** TASK PROMPT **
Copy the records below word for word, from the first line through the line that contains "304.3, 296.6, 281.1, 271.0, 264.0, 254.7, 248.5, 246.1]", and leave out any pictures.

··· INPUT FOR THIS TASK ···

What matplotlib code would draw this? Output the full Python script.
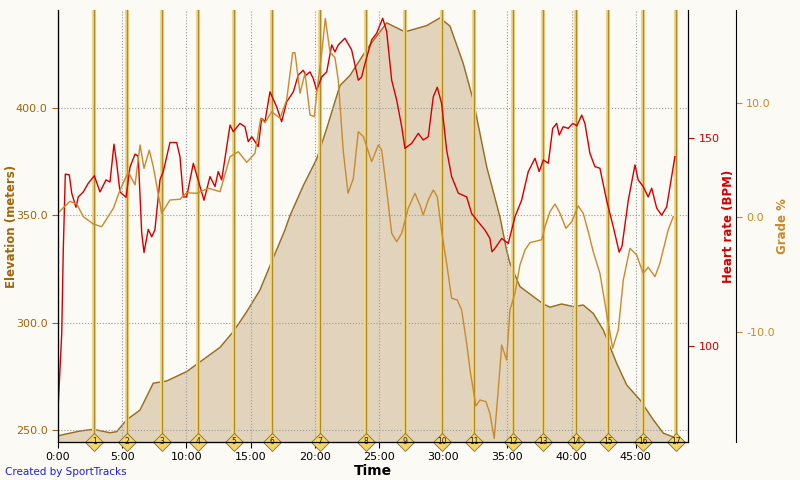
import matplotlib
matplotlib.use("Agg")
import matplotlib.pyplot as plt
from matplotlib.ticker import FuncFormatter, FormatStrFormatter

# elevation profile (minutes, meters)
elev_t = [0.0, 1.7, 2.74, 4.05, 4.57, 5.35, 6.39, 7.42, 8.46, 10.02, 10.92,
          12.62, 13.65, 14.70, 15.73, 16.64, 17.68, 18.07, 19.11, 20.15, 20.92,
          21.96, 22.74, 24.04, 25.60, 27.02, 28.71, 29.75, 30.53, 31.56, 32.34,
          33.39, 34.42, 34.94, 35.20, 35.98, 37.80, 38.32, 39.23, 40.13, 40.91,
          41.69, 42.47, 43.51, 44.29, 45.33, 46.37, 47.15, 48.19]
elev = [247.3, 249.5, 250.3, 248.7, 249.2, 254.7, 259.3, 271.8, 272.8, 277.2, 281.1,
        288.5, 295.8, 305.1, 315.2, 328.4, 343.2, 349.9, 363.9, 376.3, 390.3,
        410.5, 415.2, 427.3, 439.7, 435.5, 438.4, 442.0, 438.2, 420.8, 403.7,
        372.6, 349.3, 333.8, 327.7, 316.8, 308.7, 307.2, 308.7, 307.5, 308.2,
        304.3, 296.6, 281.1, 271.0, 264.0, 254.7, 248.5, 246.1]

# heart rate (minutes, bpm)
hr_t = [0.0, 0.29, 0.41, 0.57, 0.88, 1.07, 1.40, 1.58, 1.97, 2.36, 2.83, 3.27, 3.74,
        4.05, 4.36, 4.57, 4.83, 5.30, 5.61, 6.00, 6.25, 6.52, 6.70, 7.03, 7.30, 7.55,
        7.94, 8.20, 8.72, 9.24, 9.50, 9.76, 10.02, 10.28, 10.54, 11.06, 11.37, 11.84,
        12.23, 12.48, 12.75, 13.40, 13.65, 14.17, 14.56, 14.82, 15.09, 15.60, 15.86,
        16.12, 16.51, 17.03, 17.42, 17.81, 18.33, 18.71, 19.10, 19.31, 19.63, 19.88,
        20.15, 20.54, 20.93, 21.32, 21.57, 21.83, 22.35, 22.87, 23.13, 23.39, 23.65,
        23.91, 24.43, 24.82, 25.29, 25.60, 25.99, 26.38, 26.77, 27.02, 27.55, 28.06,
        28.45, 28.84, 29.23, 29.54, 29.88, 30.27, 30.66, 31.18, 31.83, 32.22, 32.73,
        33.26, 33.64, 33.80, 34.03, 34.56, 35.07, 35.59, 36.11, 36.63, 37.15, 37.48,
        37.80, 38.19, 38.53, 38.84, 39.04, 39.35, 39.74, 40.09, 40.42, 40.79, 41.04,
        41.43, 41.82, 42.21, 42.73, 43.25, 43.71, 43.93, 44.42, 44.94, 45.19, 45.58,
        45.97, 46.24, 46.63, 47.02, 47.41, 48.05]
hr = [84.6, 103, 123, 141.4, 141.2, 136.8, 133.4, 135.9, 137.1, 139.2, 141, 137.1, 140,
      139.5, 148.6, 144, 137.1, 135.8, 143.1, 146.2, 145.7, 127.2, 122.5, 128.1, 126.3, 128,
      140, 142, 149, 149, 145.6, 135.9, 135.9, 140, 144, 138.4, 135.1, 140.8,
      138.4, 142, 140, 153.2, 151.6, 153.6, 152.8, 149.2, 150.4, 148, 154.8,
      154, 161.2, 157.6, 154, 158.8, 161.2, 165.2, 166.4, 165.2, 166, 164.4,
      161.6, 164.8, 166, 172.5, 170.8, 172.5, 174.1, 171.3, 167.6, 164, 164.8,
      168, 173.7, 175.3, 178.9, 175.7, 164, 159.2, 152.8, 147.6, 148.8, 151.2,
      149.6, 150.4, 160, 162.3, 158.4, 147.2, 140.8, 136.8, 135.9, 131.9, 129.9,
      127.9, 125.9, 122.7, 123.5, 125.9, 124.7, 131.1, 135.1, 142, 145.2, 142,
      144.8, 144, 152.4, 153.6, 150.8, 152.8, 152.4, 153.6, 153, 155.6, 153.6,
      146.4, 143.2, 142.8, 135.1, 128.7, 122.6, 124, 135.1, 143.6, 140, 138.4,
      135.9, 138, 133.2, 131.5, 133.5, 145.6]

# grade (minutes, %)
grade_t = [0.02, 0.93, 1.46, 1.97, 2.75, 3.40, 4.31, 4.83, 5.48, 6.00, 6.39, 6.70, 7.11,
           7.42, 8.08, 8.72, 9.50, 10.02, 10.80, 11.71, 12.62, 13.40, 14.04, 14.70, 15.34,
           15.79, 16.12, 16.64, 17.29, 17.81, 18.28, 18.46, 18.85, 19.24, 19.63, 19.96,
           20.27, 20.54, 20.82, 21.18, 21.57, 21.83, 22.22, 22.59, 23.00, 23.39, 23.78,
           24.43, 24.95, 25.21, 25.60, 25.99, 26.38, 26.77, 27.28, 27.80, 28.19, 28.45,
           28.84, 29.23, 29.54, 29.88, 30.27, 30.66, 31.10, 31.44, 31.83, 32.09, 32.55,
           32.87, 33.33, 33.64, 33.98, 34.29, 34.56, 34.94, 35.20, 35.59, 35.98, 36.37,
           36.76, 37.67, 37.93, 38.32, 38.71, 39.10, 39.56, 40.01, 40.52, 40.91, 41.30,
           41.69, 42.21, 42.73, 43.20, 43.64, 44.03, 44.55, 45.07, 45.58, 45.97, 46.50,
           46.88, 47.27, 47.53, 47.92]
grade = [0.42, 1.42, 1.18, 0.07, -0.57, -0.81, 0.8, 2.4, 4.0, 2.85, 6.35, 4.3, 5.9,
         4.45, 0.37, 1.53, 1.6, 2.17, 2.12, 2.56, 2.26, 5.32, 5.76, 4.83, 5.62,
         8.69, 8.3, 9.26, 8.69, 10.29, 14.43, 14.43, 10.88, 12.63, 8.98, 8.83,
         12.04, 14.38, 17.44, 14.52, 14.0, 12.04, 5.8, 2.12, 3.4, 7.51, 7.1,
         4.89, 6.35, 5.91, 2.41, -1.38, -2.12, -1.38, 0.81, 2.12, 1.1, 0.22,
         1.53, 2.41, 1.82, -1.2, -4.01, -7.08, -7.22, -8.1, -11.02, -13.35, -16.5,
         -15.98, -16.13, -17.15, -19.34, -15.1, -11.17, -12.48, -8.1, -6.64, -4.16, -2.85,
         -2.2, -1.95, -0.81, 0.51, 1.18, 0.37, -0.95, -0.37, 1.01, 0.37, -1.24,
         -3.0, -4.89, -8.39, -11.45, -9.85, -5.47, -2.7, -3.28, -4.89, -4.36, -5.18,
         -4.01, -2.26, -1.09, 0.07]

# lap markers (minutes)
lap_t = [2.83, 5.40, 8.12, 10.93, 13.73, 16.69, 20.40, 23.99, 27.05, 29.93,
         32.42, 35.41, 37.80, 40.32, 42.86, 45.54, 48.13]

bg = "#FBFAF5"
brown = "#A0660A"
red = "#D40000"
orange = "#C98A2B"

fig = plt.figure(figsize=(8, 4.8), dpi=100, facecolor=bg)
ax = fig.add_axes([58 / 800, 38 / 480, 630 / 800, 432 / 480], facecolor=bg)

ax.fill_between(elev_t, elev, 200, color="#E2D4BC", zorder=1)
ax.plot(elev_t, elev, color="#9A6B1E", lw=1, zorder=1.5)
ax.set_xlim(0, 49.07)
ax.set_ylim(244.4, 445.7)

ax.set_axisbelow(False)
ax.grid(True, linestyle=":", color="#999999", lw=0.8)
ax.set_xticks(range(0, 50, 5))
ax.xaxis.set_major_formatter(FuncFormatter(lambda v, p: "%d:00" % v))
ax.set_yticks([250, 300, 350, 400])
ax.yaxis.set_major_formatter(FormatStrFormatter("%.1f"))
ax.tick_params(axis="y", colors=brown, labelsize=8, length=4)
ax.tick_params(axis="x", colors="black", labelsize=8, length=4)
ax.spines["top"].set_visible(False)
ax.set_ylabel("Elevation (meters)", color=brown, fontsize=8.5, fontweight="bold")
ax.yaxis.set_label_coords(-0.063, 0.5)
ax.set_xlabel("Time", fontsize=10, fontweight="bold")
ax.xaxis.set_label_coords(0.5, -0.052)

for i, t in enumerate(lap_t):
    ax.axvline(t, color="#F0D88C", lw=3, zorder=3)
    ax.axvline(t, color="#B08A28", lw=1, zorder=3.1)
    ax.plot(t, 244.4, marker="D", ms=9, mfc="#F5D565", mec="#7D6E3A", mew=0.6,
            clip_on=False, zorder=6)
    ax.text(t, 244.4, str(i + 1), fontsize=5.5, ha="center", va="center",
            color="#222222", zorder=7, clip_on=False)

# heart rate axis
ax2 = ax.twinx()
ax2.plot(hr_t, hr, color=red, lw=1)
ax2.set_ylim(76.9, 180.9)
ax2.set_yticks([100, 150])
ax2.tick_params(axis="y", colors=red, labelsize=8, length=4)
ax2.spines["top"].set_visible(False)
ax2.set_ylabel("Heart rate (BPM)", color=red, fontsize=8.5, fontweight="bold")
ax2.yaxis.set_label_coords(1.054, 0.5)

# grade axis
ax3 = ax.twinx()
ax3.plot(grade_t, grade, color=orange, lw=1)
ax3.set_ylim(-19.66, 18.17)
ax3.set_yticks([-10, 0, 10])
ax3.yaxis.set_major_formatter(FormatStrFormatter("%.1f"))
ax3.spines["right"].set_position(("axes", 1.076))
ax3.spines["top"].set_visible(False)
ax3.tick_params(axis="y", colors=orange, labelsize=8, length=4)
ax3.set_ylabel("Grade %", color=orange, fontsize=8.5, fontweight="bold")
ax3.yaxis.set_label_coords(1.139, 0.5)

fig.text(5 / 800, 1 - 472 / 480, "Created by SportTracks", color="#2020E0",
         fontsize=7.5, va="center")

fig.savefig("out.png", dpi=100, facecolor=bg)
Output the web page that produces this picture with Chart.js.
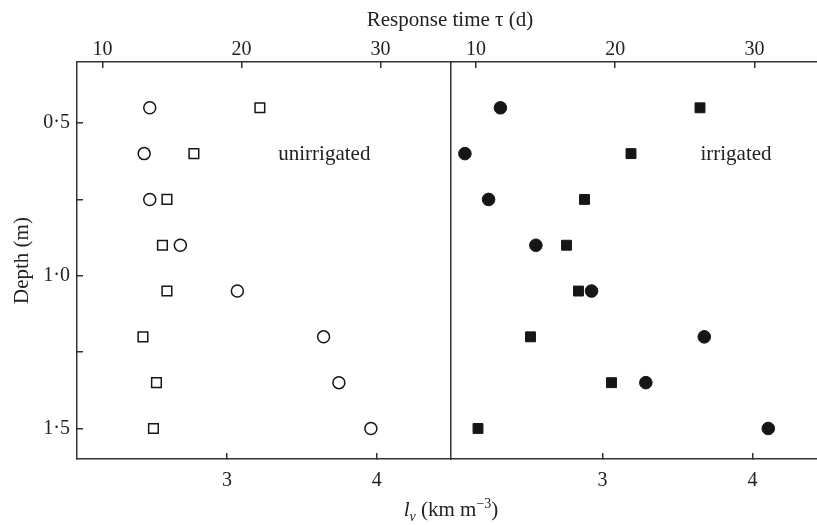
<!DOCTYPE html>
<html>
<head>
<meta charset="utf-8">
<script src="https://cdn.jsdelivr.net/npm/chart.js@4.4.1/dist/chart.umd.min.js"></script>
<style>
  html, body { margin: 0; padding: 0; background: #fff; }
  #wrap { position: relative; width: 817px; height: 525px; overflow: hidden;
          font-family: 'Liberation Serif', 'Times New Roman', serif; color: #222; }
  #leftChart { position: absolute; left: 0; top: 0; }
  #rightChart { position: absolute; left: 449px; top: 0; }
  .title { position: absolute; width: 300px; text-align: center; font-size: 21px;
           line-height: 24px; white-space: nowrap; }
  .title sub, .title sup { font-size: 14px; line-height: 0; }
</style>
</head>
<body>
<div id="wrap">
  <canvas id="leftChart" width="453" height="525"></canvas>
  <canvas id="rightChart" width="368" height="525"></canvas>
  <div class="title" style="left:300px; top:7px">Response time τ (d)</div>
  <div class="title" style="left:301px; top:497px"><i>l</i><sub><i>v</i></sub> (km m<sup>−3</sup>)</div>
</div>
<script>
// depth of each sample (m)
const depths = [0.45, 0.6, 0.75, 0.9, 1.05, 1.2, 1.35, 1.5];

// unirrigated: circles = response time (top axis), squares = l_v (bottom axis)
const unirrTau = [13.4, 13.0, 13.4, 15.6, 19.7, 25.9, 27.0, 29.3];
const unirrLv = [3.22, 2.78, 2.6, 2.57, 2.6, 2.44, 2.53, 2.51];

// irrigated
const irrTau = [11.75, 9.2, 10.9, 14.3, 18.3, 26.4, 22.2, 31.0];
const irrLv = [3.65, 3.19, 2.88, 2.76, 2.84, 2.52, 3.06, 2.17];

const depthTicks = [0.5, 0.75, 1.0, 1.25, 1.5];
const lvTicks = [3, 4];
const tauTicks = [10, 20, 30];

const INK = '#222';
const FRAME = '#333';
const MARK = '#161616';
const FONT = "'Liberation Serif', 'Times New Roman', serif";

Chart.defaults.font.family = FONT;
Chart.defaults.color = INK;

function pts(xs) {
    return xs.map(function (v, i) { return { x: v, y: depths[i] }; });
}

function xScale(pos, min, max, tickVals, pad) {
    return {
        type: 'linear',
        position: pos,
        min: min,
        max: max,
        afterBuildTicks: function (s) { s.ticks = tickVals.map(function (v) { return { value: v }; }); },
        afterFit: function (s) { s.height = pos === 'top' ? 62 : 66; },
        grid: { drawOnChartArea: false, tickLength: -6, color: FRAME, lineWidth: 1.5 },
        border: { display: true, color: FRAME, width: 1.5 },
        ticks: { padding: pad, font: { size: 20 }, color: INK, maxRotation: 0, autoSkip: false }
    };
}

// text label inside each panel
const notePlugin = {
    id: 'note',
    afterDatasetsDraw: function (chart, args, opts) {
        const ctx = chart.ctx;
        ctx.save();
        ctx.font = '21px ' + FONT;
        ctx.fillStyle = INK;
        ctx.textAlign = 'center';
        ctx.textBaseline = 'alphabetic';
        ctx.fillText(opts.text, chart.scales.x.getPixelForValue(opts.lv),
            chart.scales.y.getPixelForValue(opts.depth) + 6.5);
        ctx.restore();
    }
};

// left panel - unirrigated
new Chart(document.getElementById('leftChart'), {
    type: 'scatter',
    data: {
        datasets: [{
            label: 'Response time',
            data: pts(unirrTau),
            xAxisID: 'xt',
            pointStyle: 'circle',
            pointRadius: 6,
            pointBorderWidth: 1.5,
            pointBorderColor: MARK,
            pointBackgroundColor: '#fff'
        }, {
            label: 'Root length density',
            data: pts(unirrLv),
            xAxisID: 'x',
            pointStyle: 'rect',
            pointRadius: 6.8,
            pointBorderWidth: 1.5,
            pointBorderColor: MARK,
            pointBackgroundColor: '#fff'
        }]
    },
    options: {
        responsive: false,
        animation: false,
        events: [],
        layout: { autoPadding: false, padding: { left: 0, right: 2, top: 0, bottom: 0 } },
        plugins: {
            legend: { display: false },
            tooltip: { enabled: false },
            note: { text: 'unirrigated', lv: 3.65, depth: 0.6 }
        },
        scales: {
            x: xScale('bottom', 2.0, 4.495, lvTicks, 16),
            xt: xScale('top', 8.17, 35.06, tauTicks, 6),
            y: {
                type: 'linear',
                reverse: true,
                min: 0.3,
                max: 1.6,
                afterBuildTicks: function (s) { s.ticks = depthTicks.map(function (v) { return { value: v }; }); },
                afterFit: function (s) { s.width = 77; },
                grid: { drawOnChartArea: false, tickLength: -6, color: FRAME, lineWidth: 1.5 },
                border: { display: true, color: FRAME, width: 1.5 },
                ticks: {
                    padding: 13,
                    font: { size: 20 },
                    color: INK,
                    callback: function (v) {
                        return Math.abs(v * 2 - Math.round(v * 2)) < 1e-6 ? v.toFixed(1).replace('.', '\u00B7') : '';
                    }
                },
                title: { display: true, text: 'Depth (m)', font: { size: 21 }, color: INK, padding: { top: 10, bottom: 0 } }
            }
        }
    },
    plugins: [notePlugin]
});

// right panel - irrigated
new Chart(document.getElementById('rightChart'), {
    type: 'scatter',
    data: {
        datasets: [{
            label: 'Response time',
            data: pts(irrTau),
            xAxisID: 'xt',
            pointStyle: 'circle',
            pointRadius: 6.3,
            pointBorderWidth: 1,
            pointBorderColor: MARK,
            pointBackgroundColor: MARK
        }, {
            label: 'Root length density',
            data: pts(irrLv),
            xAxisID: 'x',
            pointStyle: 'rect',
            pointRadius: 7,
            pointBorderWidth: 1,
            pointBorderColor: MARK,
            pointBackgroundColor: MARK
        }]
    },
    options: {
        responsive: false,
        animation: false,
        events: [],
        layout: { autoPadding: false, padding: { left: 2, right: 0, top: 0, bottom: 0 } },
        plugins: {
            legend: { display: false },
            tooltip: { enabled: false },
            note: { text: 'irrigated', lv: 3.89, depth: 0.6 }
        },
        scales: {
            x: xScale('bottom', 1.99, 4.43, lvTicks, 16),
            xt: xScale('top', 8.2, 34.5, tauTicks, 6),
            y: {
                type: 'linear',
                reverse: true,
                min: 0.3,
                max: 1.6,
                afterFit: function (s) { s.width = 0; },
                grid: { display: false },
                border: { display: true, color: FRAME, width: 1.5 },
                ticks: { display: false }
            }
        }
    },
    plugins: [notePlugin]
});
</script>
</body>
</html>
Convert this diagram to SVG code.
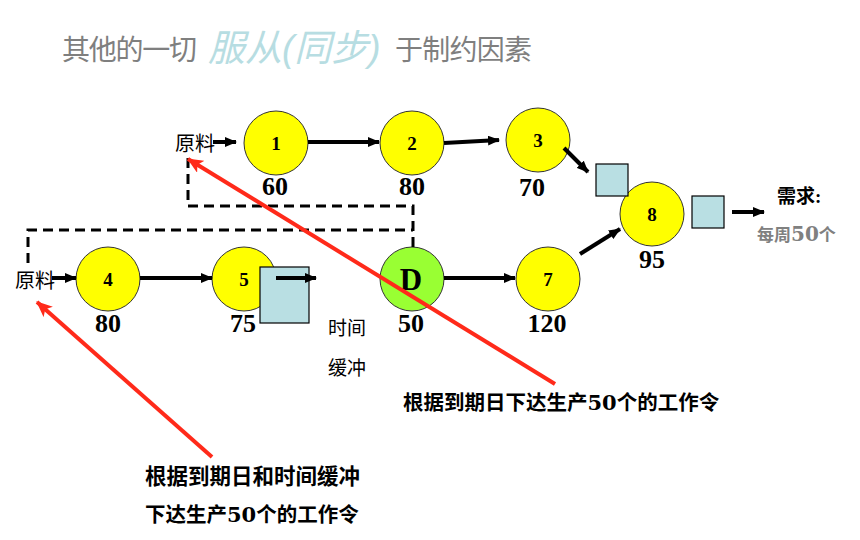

···

** WRITTEN REPLY **
What matplotlib code would draw this? Output the full Python script.
import matplotlib
matplotlib.use("Agg")
import matplotlib.pyplot as plt
from matplotlib.ticker import FuncFormatter, FormatStrFormatter

# elevation profile (minutes, meters)
elev_t = [0.0, 1.7, 2.74, 4.05, 4.57, 5.35, 6.39, 7.42, 8.46, 10.02, 10.92,
          12.62, 13.65, 14.70, 15.73, 16.64, 17.68, 18.07, 19.11, 20.15, 20.92,
          21.96, 22.74, 24.04, 25.60, 27.02, 28.71, 29.75, 30.53, 31.56, 32.34,
          33.39, 34.42, 34.94, 35.20, 35.98, 37.80, 38.32, 39.23, 40.13, 40.91,
          41.69, 42.47, 43.51, 44.29, 45.33, 46.37, 47.15, 48.19]
elev = [247.3, 249.5, 250.3, 248.7, 249.2, 254.7, 259.3, 271.8, 272.8, 277.2, 281.1,
        288.5, 295.8, 305.1, 315.2, 328.4, 343.2, 349.9, 363.9, 376.3, 390.3,
        410.5, 415.2, 427.3, 439.7, 435.5, 438.4, 442.0, 438.2, 420.8, 403.7,
        372.6, 349.3, 333.8, 327.7, 316.8, 308.7, 307.2, 308.7, 307.5, 308.2,
        304.3, 296.6, 281.1, 271.0, 264.0, 254.7, 248.5, 246.1]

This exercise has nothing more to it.